* Information provided

####

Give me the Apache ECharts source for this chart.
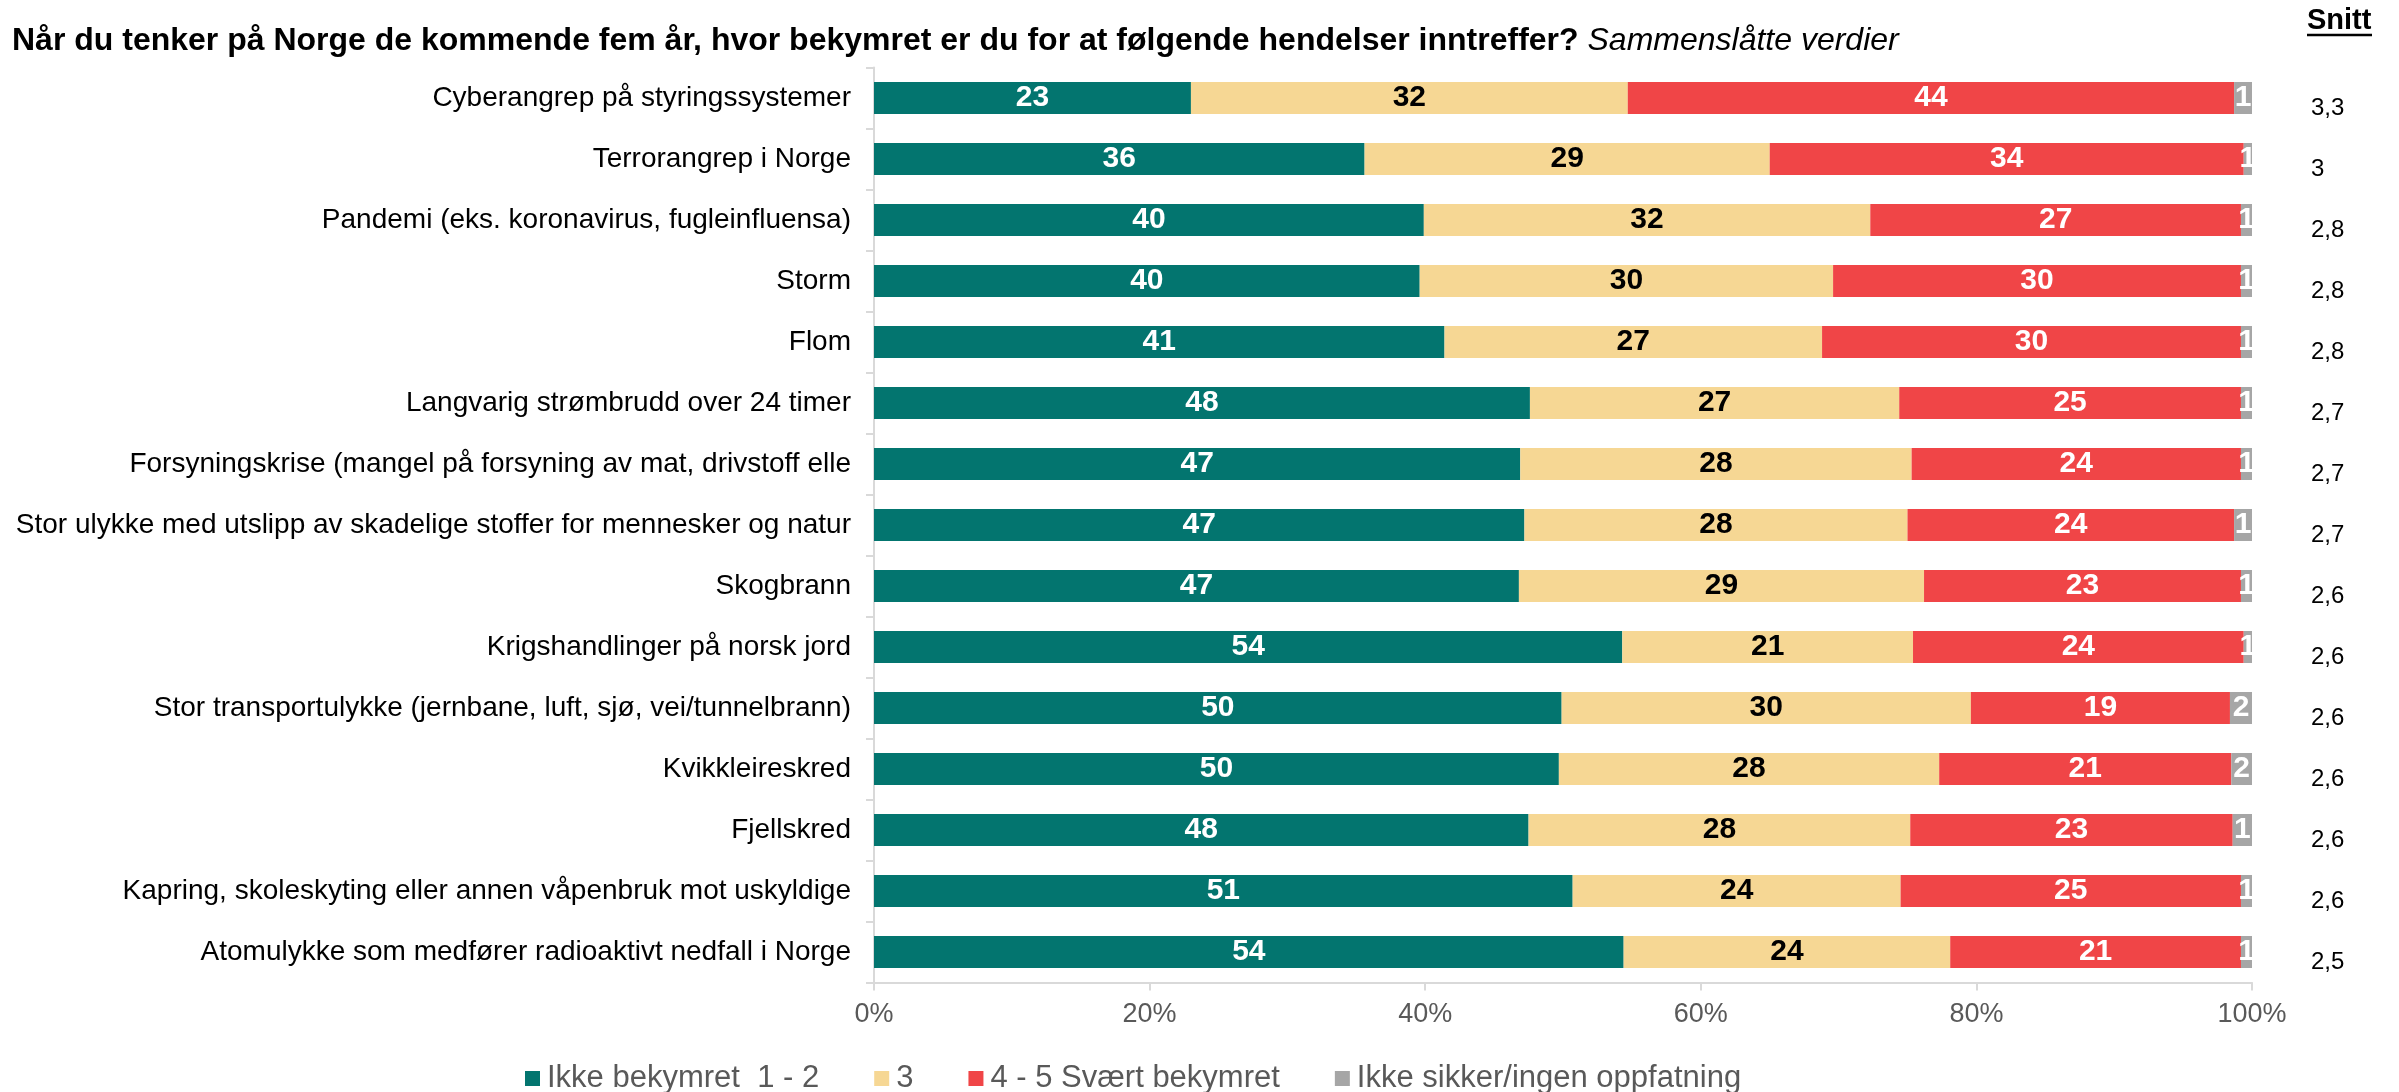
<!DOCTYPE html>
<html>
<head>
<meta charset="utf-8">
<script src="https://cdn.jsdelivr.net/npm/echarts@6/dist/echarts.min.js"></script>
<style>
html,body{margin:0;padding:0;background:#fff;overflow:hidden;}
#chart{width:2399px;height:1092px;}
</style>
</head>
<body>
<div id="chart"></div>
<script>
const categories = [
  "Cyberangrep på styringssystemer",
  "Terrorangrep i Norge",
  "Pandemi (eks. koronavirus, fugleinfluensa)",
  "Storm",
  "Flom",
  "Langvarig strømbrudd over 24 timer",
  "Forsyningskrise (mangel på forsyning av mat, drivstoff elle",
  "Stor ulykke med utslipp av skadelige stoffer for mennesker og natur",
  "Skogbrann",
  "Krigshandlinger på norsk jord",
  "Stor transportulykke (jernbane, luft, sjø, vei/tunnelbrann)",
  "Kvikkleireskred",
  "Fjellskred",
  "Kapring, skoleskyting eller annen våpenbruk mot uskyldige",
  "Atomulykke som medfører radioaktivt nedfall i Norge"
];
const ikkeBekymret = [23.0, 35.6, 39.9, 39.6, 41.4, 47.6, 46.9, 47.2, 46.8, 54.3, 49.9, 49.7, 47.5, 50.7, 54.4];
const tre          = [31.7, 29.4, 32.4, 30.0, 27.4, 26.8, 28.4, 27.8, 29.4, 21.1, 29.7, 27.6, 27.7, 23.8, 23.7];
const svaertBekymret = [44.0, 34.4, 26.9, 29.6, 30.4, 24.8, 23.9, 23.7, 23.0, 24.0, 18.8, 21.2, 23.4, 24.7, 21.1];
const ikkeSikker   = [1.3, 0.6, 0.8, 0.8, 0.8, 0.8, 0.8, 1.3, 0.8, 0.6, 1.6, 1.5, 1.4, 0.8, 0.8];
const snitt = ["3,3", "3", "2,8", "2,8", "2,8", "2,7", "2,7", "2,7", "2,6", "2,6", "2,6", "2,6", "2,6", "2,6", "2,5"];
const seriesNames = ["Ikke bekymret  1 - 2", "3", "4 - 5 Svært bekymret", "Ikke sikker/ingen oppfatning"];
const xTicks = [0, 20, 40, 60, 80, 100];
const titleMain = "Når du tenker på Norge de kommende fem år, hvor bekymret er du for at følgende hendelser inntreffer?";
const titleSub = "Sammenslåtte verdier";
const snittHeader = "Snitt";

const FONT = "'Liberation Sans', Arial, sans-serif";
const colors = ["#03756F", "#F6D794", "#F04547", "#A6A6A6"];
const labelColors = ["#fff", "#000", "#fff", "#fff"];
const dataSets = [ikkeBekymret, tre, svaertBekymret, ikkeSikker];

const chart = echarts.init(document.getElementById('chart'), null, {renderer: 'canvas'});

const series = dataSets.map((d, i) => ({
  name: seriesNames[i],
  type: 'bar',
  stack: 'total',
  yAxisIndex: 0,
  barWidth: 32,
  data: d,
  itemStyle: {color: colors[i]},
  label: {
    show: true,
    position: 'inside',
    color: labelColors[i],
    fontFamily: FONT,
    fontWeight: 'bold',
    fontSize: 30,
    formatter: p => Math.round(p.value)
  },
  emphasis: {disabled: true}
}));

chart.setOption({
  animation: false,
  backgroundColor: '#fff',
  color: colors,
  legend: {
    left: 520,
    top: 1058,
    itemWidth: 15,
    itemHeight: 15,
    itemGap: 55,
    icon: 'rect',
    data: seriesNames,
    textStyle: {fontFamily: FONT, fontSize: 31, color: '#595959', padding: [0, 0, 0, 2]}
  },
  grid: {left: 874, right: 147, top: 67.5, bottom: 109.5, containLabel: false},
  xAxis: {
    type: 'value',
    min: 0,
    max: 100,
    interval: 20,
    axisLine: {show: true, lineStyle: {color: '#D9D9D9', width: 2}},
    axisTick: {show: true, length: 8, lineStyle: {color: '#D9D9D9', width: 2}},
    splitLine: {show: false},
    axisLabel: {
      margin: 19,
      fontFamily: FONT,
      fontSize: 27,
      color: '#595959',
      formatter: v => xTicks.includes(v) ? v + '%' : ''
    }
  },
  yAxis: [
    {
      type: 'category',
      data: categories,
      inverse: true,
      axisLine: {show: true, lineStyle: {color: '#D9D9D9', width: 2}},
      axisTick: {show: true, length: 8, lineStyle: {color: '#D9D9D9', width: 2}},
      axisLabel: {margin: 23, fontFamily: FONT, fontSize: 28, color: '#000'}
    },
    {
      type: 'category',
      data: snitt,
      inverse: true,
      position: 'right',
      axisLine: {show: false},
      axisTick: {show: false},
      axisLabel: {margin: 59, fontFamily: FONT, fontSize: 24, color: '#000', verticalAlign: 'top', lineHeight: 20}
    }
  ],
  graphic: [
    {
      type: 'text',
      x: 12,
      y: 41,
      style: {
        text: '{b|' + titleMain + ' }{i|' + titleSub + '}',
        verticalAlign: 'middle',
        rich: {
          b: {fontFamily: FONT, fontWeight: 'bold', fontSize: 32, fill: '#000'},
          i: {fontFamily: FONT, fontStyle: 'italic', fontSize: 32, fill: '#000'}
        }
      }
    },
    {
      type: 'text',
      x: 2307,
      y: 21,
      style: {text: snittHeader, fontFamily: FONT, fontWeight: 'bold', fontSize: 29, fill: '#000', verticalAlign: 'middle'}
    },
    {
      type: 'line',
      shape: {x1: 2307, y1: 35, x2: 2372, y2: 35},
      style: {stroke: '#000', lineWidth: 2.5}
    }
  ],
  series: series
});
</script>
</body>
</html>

####

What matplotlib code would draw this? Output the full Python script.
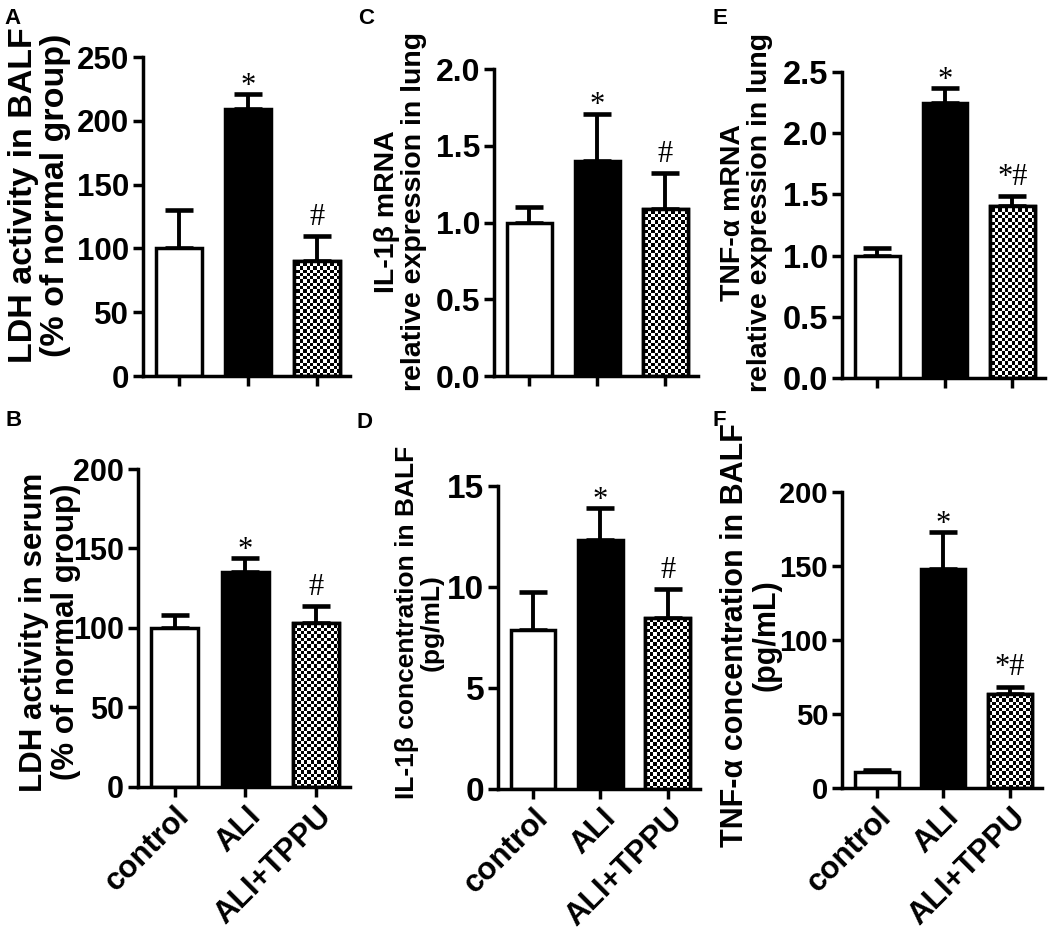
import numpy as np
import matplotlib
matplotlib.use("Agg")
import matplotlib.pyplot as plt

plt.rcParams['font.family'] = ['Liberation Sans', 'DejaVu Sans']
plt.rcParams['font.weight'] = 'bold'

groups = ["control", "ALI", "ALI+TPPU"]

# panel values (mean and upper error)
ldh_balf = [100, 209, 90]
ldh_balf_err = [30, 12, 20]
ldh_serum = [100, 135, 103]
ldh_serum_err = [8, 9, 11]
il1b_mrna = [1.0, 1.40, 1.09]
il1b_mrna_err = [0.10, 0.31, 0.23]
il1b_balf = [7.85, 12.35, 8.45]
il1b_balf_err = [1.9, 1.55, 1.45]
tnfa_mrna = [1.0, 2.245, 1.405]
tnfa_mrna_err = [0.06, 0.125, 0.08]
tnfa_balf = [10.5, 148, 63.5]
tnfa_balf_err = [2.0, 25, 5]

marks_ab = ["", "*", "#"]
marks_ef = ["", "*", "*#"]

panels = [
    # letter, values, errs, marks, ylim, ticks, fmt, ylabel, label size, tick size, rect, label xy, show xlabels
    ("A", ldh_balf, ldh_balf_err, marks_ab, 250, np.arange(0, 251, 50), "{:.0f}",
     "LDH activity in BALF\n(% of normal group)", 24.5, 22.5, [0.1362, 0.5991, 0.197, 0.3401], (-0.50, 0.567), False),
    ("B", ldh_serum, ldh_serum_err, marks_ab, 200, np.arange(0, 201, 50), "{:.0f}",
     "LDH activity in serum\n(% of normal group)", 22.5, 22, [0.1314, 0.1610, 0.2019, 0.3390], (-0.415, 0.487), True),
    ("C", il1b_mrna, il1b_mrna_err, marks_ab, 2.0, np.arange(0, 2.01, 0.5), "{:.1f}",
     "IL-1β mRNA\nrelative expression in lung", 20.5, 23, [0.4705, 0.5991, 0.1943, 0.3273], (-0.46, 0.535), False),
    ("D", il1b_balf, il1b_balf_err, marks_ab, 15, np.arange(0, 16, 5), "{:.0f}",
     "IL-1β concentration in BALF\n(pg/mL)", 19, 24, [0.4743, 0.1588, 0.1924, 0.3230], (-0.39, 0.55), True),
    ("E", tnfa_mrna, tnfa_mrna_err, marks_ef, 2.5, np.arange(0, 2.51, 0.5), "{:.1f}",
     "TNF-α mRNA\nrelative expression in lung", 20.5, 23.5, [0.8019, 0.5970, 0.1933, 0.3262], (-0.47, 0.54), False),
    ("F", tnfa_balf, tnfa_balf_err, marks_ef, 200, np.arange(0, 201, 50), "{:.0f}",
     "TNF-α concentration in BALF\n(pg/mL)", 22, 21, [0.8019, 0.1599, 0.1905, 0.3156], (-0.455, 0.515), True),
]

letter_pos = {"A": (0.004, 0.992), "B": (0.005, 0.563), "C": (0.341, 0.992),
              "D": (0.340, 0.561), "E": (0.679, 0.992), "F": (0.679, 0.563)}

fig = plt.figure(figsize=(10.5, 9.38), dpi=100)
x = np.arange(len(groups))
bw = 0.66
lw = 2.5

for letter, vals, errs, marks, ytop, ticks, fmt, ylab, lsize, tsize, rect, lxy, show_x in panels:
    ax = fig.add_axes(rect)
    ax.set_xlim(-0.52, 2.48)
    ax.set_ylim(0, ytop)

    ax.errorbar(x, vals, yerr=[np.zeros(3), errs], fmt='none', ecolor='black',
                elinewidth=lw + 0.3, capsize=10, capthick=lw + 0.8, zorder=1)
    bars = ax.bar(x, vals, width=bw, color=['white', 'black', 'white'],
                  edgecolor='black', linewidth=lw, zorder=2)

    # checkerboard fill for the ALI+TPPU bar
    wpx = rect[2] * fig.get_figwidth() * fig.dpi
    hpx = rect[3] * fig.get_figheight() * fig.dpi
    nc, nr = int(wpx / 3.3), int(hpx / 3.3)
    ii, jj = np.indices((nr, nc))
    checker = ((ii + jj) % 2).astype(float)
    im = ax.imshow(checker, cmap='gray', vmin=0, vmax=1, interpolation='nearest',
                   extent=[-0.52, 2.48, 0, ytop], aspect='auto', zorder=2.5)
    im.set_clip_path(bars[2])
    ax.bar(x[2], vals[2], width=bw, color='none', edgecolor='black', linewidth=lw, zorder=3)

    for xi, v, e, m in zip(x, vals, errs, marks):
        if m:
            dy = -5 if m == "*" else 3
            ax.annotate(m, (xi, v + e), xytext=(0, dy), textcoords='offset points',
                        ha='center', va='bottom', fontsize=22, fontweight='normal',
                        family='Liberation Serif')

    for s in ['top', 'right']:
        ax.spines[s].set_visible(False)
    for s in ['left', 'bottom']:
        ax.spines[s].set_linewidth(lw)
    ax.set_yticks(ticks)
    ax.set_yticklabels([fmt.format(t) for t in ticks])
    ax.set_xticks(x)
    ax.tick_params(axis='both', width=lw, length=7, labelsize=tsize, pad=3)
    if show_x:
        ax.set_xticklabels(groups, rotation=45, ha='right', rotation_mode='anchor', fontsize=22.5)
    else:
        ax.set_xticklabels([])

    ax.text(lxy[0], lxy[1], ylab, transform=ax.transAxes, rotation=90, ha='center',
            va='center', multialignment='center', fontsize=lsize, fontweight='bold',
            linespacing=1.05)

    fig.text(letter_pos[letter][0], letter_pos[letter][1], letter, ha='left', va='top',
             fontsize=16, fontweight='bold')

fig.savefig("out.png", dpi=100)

####

Everything above from the line with "What matplotlib code" through the line with "import matplotlib.pyplot as plt" should be retyped exactly, and nothing else; omit pictures.

What matplotlib code would draw this? Output the full Python script.
import numpy as np
import matplotlib
matplotlib.use("Agg")
import matplotlib.pyplot as plt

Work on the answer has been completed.